The story of why he left school was always muddy and changing and even when I compared the story with “Perry” she didn’t know what to believe either, as he gave her a few explanations as to why he left. But after leaving (for whatever reason) he never returned and has no plans to. He turned to video games to fill his days and to escape from his life. For over 10 years this would continue and throughout this time he’s had many online girlfriends. He would date them a few months, then discard them. I spoke with another girl he met in a game a few years back and she confirmed that he also discarded her and “broke” her heart. When I spoke to Lenuta, she said Radu was always angry at her, but she never knew the real reason for his anger.

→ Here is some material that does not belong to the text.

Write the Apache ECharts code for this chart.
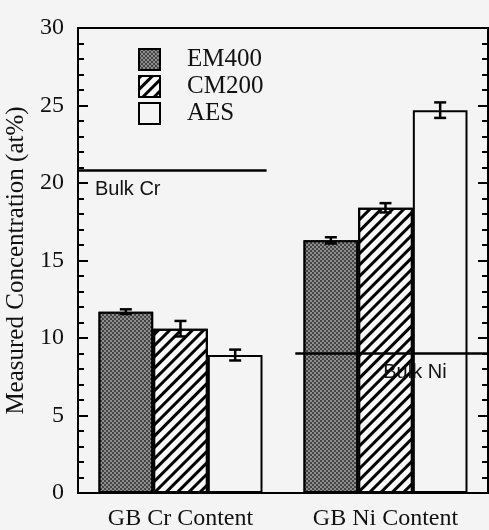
<!DOCTYPE html>
<html>
<head>
<meta charset="utf-8">
<script src="https://cdn.jsdelivr.net/npm/echarts@6/dist/echarts.min.js"></script>
<style>
  html, body { margin: 0; padding: 0; background: #f4f4f4; }
  #main { width: 489px; height: 530px; }
</style>
</head>
<body>
<div id="main"></div>
<script>
const categories = ['GB Cr Content', 'GB Ni Content'];
const methods = ['EM400', 'CM200', 'AES'];
const em400 = [11.7, 16.3];
const em400Err = [0.15, 0.2];
const cm200 = [10.6, 18.4];
const cm200Err = [0.5, 0.3];
const aes = [8.9, 24.7];
const aesErr = [0.35, 0.5];
const yTicks = [0, 5, 10, 15, 20, 25, 30];
// bulk reference lines: [value, start, end] on a 0..2 horizontal scale
const bulkCr = [20.8, 0, 0.92];
const bulkNi = [9.0, 1.06, 2];

const serif = 'Liberation Serif';
const values = [em400, cm200, aes];
const errs = [em400Err, cm200Err, aesErr];

let errData = [];
values.forEach(function (vals, k) {
	vals.forEach(function (v, i) {
		errData.push([i, v - errs[k][i], v + errs[k][i], k]);
	});
});

const chart = echarts.init(document.getElementById('main'));

const axisY = {
	type: 'value',
	min: yTicks[0],
	max: yTicks[yTicks.length - 1],
	interval: 5,
	axisLine: { show: true, lineStyle: { color: '#000', width: 2 } },
	axisTick: { show: true, inside: true, length: 10, lineStyle: { color: '#000', width: 2 } },
	minorTick: { show: true, splitNumber: 5, length: 6, lineStyle: { color: '#000', width: 2 } },
	splitLine: { show: false }
};

function bulkLabel(text, dx) {
	return {
		show: true,
		formatter: function (p) { return p.dataIndex === 0 ? text : ''; },
		position: [dx, 9],
		fontFamily: 'Liberation Sans', fontSize: 20, color: '#111'
	};
}

const option = {
	backgroundColor: '#f4f4f4',
	animation: false,
	grid: {
		left: 78, top: 28, right: 1, bottom: 37,
		outerBoundsMode: 'none',
		show: true, borderColor: '#000', borderWidth: 2
	},
	legend: {
		data: methods,
		orient: 'vertical',
		left: 138, top: 47,
		icon: 'rect',
		itemWidth: 21, itemHeight: 21, itemGap: 2,
		padding: 0,
		textStyle: { fontFamily: serif, fontSize: 25, color: '#111', padding: [0, 0, 0, 22] }
	},
	xAxis: [{
		type: 'category',
		data: categories,
		axisLine: { show: true, lineStyle: { color: '#000', width: 2 } },
		axisTick: { show: false },
		axisLabel: { fontFamily: serif, fontSize: 24, color: '#111', margin: 14 }
	}, {
		type: 'value', min: 0, max: 2, show: false
	}],
	yAxis: [Object.assign({}, axisY, {
		position: 'left',
		name: 'Measured Concentration (at%)',
		nameLocation: 'middle',
		nameGap: 45,
		nameTextStyle: { fontFamily: serif, fontSize: 25, color: '#111' },
		axisLabel: { fontFamily: serif, fontSize: 24, color: '#111', margin: 14 }
	}), Object.assign({}, axisY, {
		position: 'right',
		axisLabel: { show: false }
	})],
	series: [{
		name: 'EM400', type: 'bar', data: em400,
		barGap: 0, barCategoryGap: '20%',
		itemStyle: {
			color: '#444', borderColor: '#000', borderWidth: 2,
			decal: {
				symbol: 'rect', symbolSize: 1, color: 'rgba(255,255,255,0.4)',
				dashArrayX: [[2, 2], [0, 2, 2, 0]], dashArrayY: [2, 0]
			}
		}
	}, {
		name: 'CM200', type: 'bar', data: cm200,
		itemStyle: {
			color: '#fafafa', borderColor: '#000', borderWidth: 2,
			decal: {
				symbol: 'rect', symbolSize: 1, color: '#000',
				dashArrayX: [1, 0], dashArrayY: [3, 5], rotation: -Math.PI / 4
			}
		}
	}, {
		name: 'AES', type: 'bar', data: aes,
		itemStyle: { color: '#f4f4f4', borderColor: '#000', borderWidth: 2 }
	}, {
		name: 'err', type: 'custom', data: errData, z: 5,
		renderItem: function (params, api) {
			let lo = api.coord([api.value(0), api.value(1)]);
			let hi = api.coord([api.value(0), api.value(2)]);
			let band = api.size([1, 0])[0];
			let bw = band * 0.8 / 3;
			let cx = lo[0] + (api.value(3) - 1) * bw;
			let style = { stroke: '#000', lineWidth: 2.5 };
			return {
				type: 'group',
				children: [
					{ type: 'line', shape: { x1: cx, y1: lo[1], x2: cx, y2: hi[1] }, style: style },
					{ type: 'line', shape: { x1: cx - 6, y1: lo[1], x2: cx + 6, y2: lo[1] }, style: style },
					{ type: 'line', shape: { x1: cx - 6, y1: hi[1], x2: cx + 6, y2: hi[1] }, style: style }
				]
			};
		}
	}, {
		name: 'Bulk Cr', type: 'line', xAxisIndex: 1, z: 4,
		symbol: 'circle', symbolSize: 0.1, showSymbol: true,
		lineStyle: { color: '#000', width: 2.5 },
		itemStyle: { color: '#000' },
		data: [[bulkCr[1], bulkCr[0]], [bulkCr[2], bulkCr[0]]],
		label: bulkLabel('Bulk Cr', 17)
	}, {
		name: 'Bulk Ni', type: 'line', xAxisIndex: 1, z: 4,
		symbol: 'circle', symbolSize: 0.1, showSymbol: true,
		lineStyle: { color: '#000', width: 2.5 },
		itemStyle: { color: '#000' },
		data: [[bulkNi[1], bulkNi[0]], [bulkNi[2], bulkNi[0]]],
		label: bulkLabel('Bulk Ni', 88)
	}]
};

chart.setOption(option);
</script>
</body>
</html>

He blames her for his failures in life. He said she did “nothing” when he was having problems in school, so despite having over 10 years to change his life on his own, he still blames her for something she cannot change. The woman that ensures he has a roof over his head and food to eat, he hates. Is his contempt for her the reason he hated me and “Perry” because we both wanted to help him and once loved him? He emotionally abused both of us, but did more damage to me when really his anger lies with his mother.
Yes, he’s a sexist that believes women are beneath men, but any woman who gets too close to him, who attempts to help him, or even wants better for him, he will emotionally abuse. He’ll verbally abuse you on Monday and tell you that he loves you on Tuesday. The sad reality is his mother will never hold him accountable for anything and she allows him to explain anyway everything, which is just him manipulating her. I grew up with brothers who were exactly like him, and eventually, their verbal abuse turned physical towards me and the women they were dating. My mother stood by and did nothing while my brothers hurt many women. His mother will do the same thing, despite the fact that her son has hurt so many women, she still thinks he’s a baby. Meanwhile, her “baby” is verbally abusing and bullying others online.
Like the women in Radu’s life, past and present, no one holds him accountable for his behavior and his abuse. I had to learn the hard way after he tried to destroy me mentally by gaslighting me and running mental experiments on me that were designed to destroy my sanity. In his words, he wanted me to see what I was doing wrong, even if that meant causing me severe mental distress that left me crying hysterically and physically shaking. Sadly, the reason her son behaves the way he does is because of her, which is what I’ve come to realize. She doesn’t want to believe that her baby boy bullies and abuses women.
She doesn’t have to pay attention to me or apologize for what Radu did or the harm he’s caused. She’ll continue to enable him, block everyone and everything out and pretend that there isn’t something severely wrong with her son. She will continue to ignore all the things her son does, but my blog will serve as a warning to others for the next 5, 10, or 25 years. I will NEVER forget what Radu Popovici did to me.